Steps are already underway to accelerate closer military and defence integration between Britain, France, Germany and other key EU states. Future defence security and defence decisions will increasingly be taken at EU level or, more likely, through decision-making by “vanguard” groups of EU member states. Although led by the French and German governments, London is now also at the core of the emerging EU security and defence union.

This process could become more controversial if the EU constitution itself has to be extended or amended or extended in future. Possible future EU treaty changes, necessary to integrate the new security and defence agenda with broader EU policy, are not excluded.

 A common defence strategy is emerging which may commit the EU as a whole or, more likely, involve mutual defence and security pacts between willing EU member states. But it remains to be seen whether future EU defence integration will survive intact, given both the economic burdens involved and existing differences on policy. Many, but not all, EU member state governments take a fearful and deeply sceptical attitude to the authoritarian regime in Moscow.

In marked contrast to the East/West Cold War years, attitudes in some EU capitals – notably among hard right and populist governments – are openly sympathetic to Moscow. They welcome Moscow’s support in some cases over disputes between national governments and specific national minorities who tend to identify with neighbouring countries.

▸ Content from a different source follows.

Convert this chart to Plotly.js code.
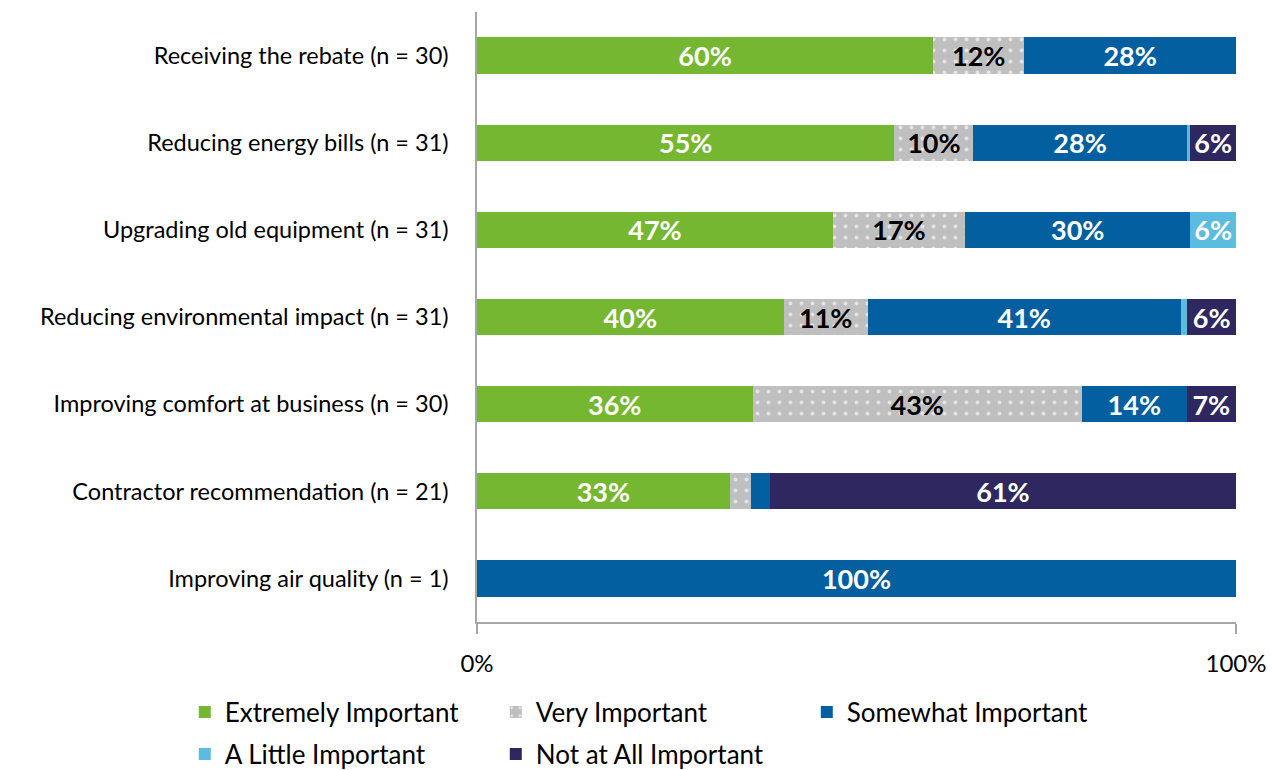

Right-wing, nationalist governments in Hungary and Slovakia take a markedly more friendly attitude to the Putin government in Moscow than that taken in Berlin, Paris and London. Nor can anyone ignore the fact that a much more accommodating stance towards Moscow is already a distinctive hallmark of the rapidly rising far right generally across Europe.

The socialist left needs to pay far more attention to these developments. The Labour government is being drawn into major new long-term commitments to arms spending – at a time when its commitment to a radical onslaught on poverty and inequality at home already seems to be wilting.

The socialist left in Britain should open a dialogue with the left across the EU about the future character of European defence and security. At present, across Europe, the left and the broader trade union and labour movement appear utterly marginalised at a very critical moment in an increasingly unstable global environment. This will continue at our peril.

The future of transatlantic relations depends much on whether Trumpite reaction will survive the next US Presidential election later this decade. Trump now seeks to reshape the interpretation of the American constitution in order to strengthen the legal and political forces of his far-right supporters. His authorisation of the National Guard militia to suppress civil rights demonstrators in California may be an ominous precursor for the future.

It is too soon to judge what, if anything, will remain of traditional post-World War Two Atlanticism. We on the socialist left need to better understand the interplay and the possible direction of these new global trends. In the meantime, the case for Britain’s European Union resumed membership remains more urgent than ever as the economic and security shadows deepen.

The “Left” across Europe is as fractured as it is in Britain. But a broad European coalition of socialists, social democrats, and Greens could and should ring the security alarm and help forge a strategy which rejects security submission to those in the east or in the west. Without this, careless, unthinking rhetoric about preparing for a possible future war in Europe might morph into reality.